En revanche, du côté des émeutiers, les ressemblances sont nombreuses. Beaucoup de ceux qui cassent sont en situation d’échec social, habités par un profond ressentiment et portés par une frustration typique du lumpenprolétariat. C’est le profil de ceux qui ont constitué en Allemagne les S.A., des casseurs, des voyous qui donnent une couleur politique à leur frustration. On nous dit qu’ils ne sont qu’une minorité, mais ce sont précisément les minorités qui sont toujours à l’origine des violences.
L’antisémitisme dans les banlieues est devenu aujourd’hui un code culturel comme il l’était au XIXe siècle en France. Mais c’est aussi un code d’intégration culturelle car les émeutiers antijuifs comme on l’a vu à Sarcelles ne sont pas forcément d’origine maghrébine. La population immigrée en échec d’intégration, au chômage, s’est coulée dans le moule de l’antijudaïsme maghrébin et voit dans le signe juif le signe de la réussite, de l’argent, mais aussi d’une modernité qui la fascine et qu’elle déteste en même temps (je pense à l’émancipation des femmes).
Est-ce que cet antisémitisme populaire pourrait prendre des formes encore plus radicales dans notre pays ?

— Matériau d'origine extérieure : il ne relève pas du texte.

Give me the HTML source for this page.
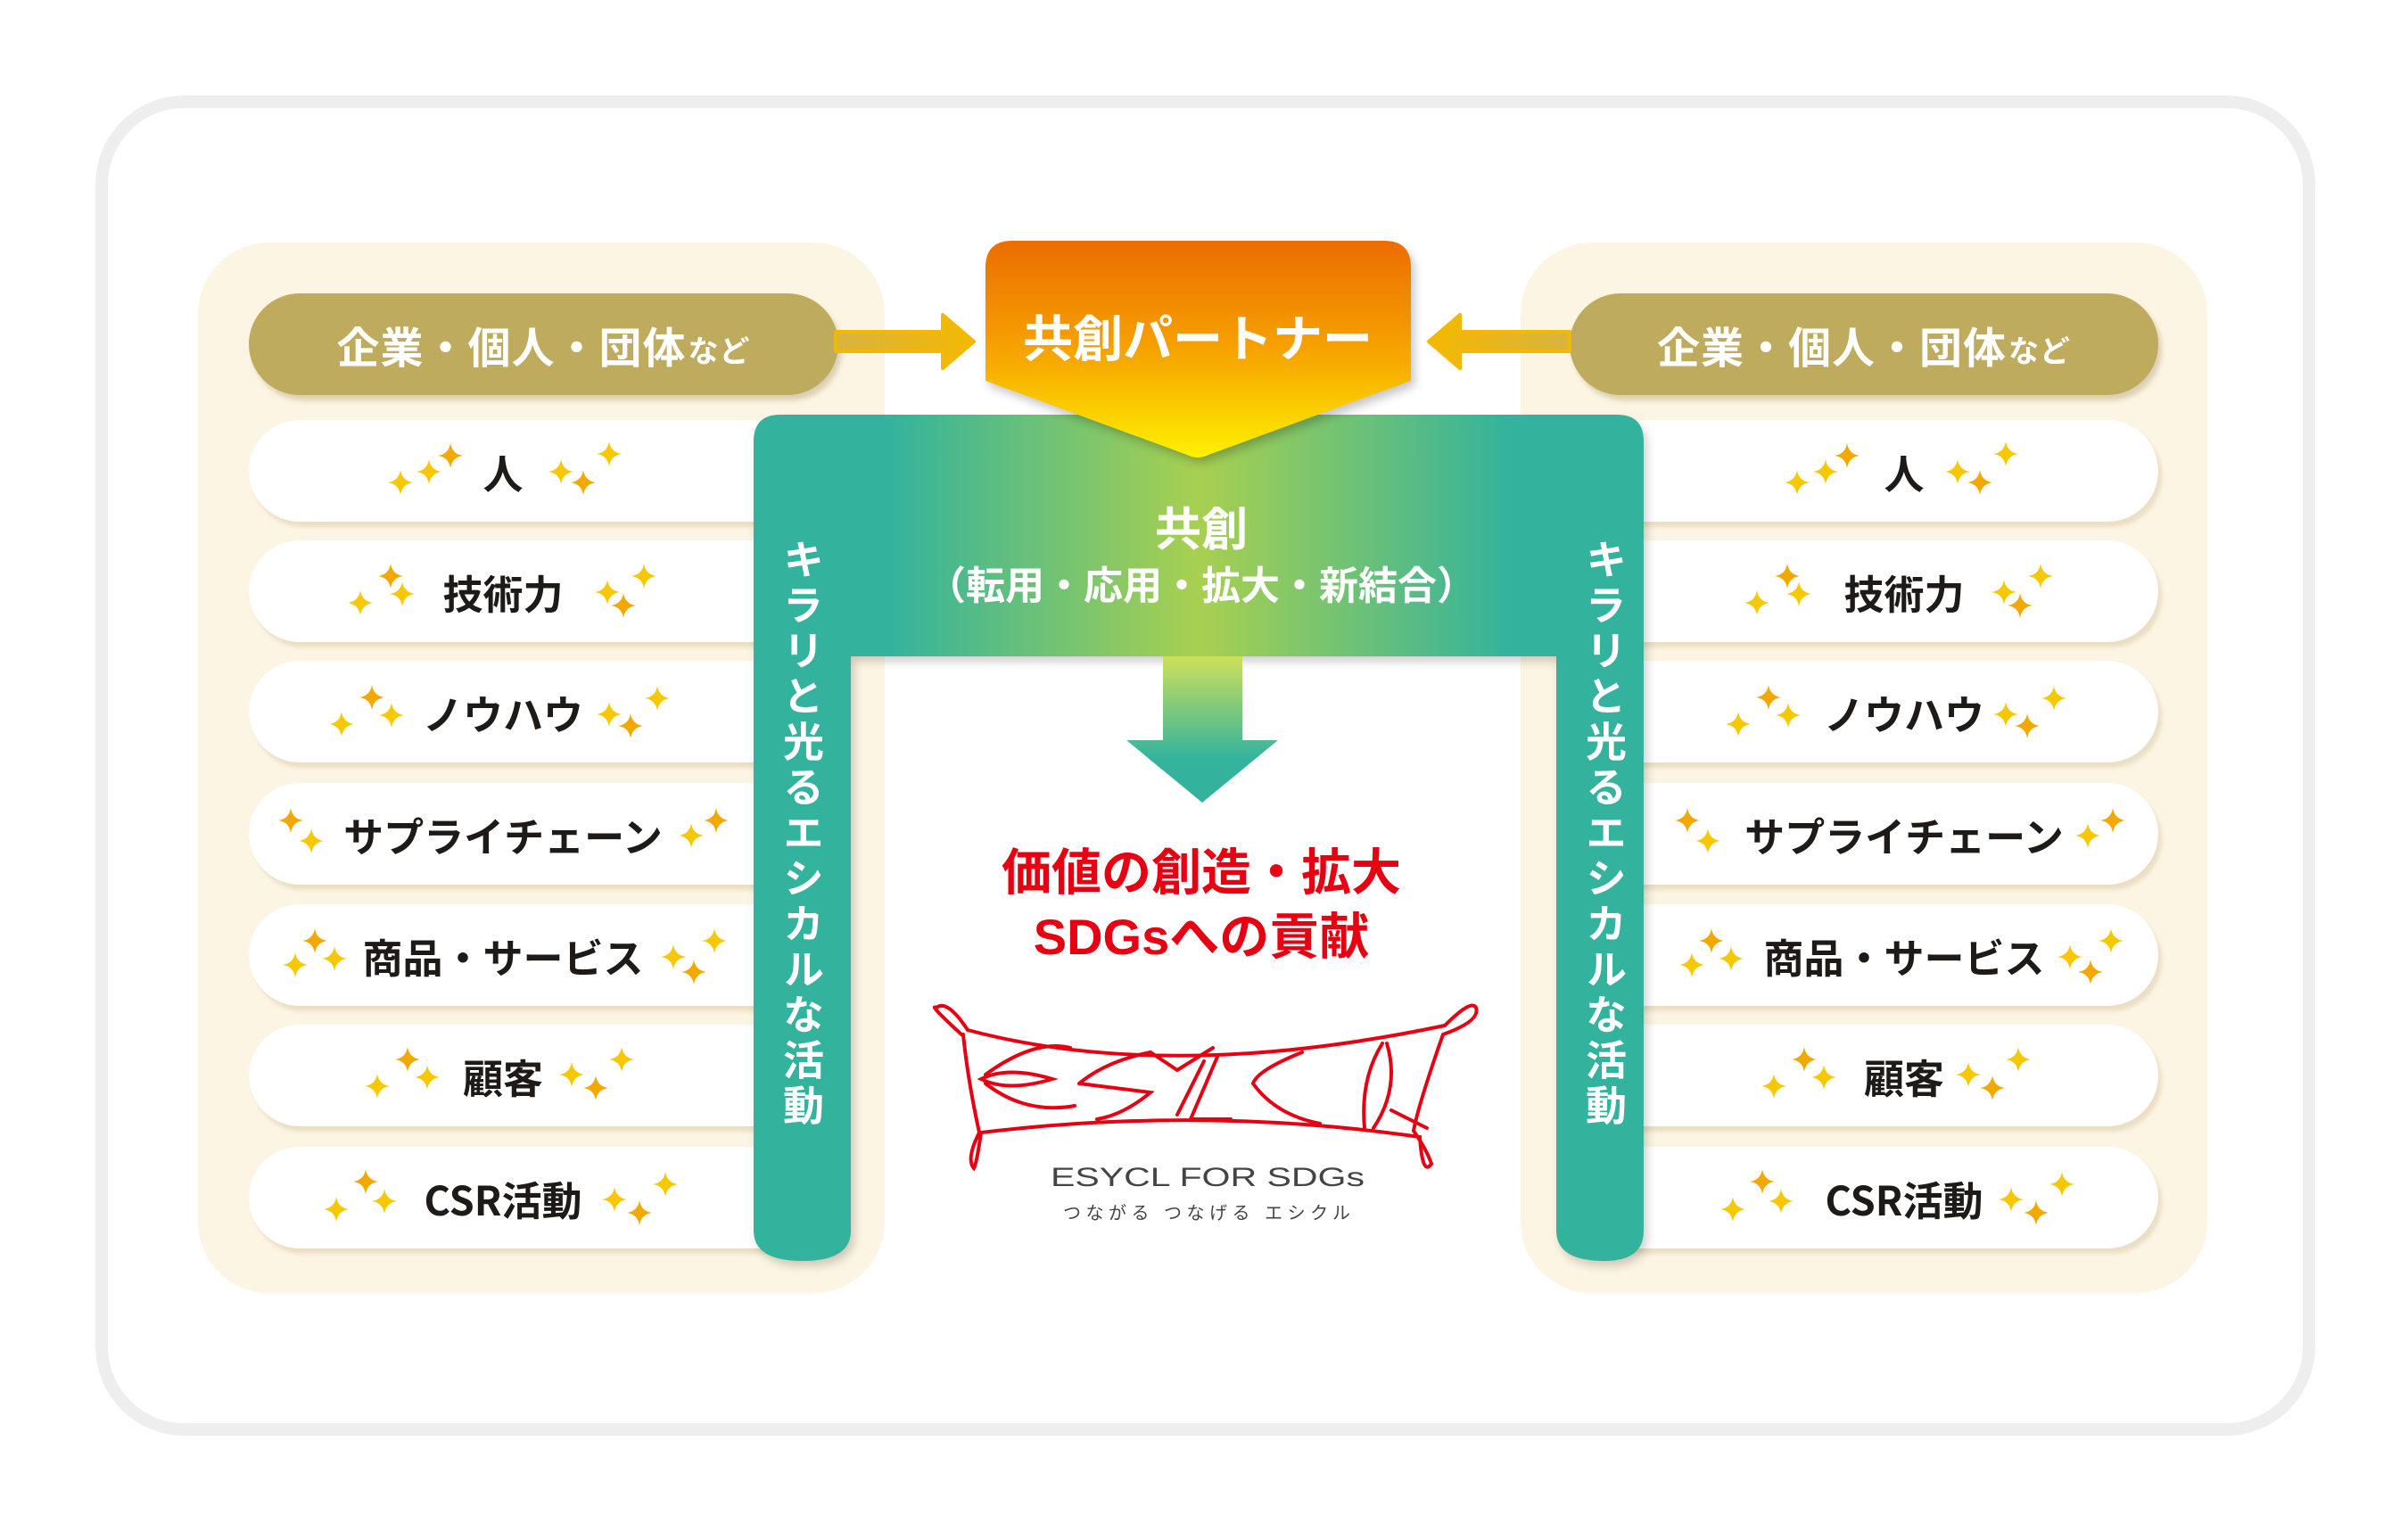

Oui. Nous ne sommes qu’au début d’un processus. La pesanteur démographique est du côté des émeutiers qui ont pour eux le nombre, qui savent qu’ils font peur et que dans ce pays le principe d’autorité même est de plus en plus contesté.
Mais l’erreur des Juifs est de croire qu’ils sont enfermés dans un tête-à-tête avec ces extrémistes. Alors que la majorité de la population française se montre au contraire inquiète par cette évolution qui ne concerne pas les Juifs seuls. En effet, ce que cette masse silencieuse sent confusément, c’est que lorsque vous remplacez un drapeau français par un drapeau algérien comme à la suite des matchs de l’Algérie au mois de juin, c’est l’idée même de France qui est menacée.